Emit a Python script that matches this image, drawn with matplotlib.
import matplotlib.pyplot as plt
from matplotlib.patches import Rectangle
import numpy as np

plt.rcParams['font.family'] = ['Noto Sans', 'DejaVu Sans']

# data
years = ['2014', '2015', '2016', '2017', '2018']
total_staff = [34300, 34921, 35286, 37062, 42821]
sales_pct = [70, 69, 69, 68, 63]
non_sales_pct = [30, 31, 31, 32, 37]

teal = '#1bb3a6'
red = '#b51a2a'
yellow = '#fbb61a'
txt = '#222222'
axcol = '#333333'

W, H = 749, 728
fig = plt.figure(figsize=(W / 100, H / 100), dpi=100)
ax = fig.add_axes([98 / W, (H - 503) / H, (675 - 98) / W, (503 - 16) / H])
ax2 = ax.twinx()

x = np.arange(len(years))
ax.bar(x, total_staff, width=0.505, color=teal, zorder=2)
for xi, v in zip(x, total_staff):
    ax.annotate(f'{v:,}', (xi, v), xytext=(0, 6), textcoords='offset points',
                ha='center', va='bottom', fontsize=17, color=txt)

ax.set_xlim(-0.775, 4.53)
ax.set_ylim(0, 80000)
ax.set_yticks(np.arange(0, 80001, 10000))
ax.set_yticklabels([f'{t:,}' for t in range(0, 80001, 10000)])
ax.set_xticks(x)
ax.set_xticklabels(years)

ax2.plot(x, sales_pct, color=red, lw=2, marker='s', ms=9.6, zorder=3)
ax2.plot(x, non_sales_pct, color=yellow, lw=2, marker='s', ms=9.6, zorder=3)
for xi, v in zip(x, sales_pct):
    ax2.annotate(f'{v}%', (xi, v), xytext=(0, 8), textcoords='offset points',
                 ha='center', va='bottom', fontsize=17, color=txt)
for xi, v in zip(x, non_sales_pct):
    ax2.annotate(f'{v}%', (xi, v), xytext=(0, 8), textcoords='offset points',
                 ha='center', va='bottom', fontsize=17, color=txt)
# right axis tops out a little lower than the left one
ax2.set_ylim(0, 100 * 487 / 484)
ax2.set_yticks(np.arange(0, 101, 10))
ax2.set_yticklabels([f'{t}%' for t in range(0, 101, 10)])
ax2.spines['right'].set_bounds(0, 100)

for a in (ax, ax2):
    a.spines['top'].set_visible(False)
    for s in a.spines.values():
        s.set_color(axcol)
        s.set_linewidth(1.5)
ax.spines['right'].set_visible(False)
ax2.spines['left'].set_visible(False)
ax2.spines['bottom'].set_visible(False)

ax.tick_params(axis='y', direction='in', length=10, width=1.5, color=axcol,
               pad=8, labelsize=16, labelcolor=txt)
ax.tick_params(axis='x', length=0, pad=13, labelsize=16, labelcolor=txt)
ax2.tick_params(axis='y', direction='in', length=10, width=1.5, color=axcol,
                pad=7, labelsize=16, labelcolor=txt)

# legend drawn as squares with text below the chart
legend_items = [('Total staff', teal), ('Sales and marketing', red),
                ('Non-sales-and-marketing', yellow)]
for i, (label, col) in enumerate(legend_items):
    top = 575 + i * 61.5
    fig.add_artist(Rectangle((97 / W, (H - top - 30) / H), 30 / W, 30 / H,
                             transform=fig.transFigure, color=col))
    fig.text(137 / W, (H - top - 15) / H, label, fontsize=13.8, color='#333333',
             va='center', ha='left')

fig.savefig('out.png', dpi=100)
==================================================
**EXERCISE OBJECTIVE**
Write the material out again in its entirety, exactly as shown.

**WORKED SOLUTION**
Emit a Python script that matches this image, drawn with matplotlib.
import matplotlib.pyplot as plt
from matplotlib.patches import Rectangle
import numpy as np

plt.rcParams['font.family'] = ['Noto Sans', 'DejaVu Sans']

# data
years = ['2014', '2015', '2016', '2017', '2018']
total_staff = [34300, 34921, 35286, 37062, 42821]
sales_pct = [70, 69, 69, 68, 63]
non_sales_pct = [30, 31, 31, 32, 37]

teal = '#1bb3a6'
red = '#b51a2a'
yellow = '#fbb61a'
txt = '#222222'
axcol = '#333333'

W, H = 749, 728
fig = plt.figure(figsize=(W / 100, H / 100), dpi=100)
ax = fig.add_axes([98 / W, (H - 503) / H, (675 - 98) / W, (503 - 16) / H])
ax2 = ax.twinx()

x = np.arange(len(years))
ax.bar(x, total_staff, width=0.505, color=teal, zorder=2)
for xi, v in zip(x, total_staff):
    ax.annotate(f'{v:,}', (xi, v), xytext=(0, 6), textcoords='offset points',
                ha='center', va='bottom', fontsize=17, color=txt)

ax.set_xlim(-0.775, 4.53)
ax.set_ylim(0, 80000)
ax.set_yticks(np.arange(0, 80001, 10000))
ax.set_yticklabels([f'{t:,}' for t in range(0, 80001, 10000)])
ax.set_xticks(x)
ax.set_xticklabels(years)

ax2.plot(x, sales_pct, color=red, lw=2, marker='s', ms=9.6, zorder=3)
ax2.plot(x, non_sales_pct, color=yellow, lw=2, marker='s', ms=9.6, zorder=3)
for xi, v in zip(x, sales_pct):
    ax2.annotate(f'{v}%', (xi, v), xytext=(0, 8), textcoords='offset points',
                 ha='center', va='bottom', fontsize=17, color=txt)
for xi, v in zip(x, non_sales_pct):
    ax2.annotate(f'{v}%', (xi, v), xytext=(0, 8), textcoords='offset points',
                 ha='center', va='bottom', fontsize=17, color=txt)
# right axis tops out a little lower than the left one
ax2.set_ylim(0, 100 * 487 / 484)
ax2.set_yticks(np.arange(0, 101, 10))
ax2.set_yticklabels([f'{t}%' for t in range(0, 101, 10)])
ax2.spines['right'].set_bounds(0, 100)

for a in (ax, ax2):
    a.spines['top'].set_visible(False)
    for s in a.spines.values():
        s.set_color(axcol)
        s.set_linewidth(1.5)
ax.spines['right'].set_visible(False)
ax2.spines['left'].set_visible(False)
ax2.spines['bottom'].set_visible(False)

ax.tick_params(axis='y', direction='in', length=10, width=1.5, color=axcol,
               pad=8, labelsize=16, labelcolor=txt)
ax.tick_params(axis='x', length=0, pad=13, labelsize=16, labelcolor=txt)
ax2.tick_params(axis='y', direction='in', length=10, width=1.5, color=axcol,
                pad=7, labelsize=16, labelcolor=txt)

# legend drawn as squares with text below the chart
legend_items = [('Total staff', teal), ('Sales and marketing', red),
                ('Non-sales-and-marketing', yellow)]
for i, (label, col) in enumerate(legend_items):
    top = 575 + i * 61.5
    fig.add_artist(Rectangle((97 / W, (H - top - 30) / H), 30 / W, 30 / H,
                             transform=fig.transFigure, color=col))
    fig.text(137 / W, (H - top - 15) / H, label, fontsize=13.8, color='#333333',
             va='center', ha='left')

fig.savefig('out.png', dpi=100)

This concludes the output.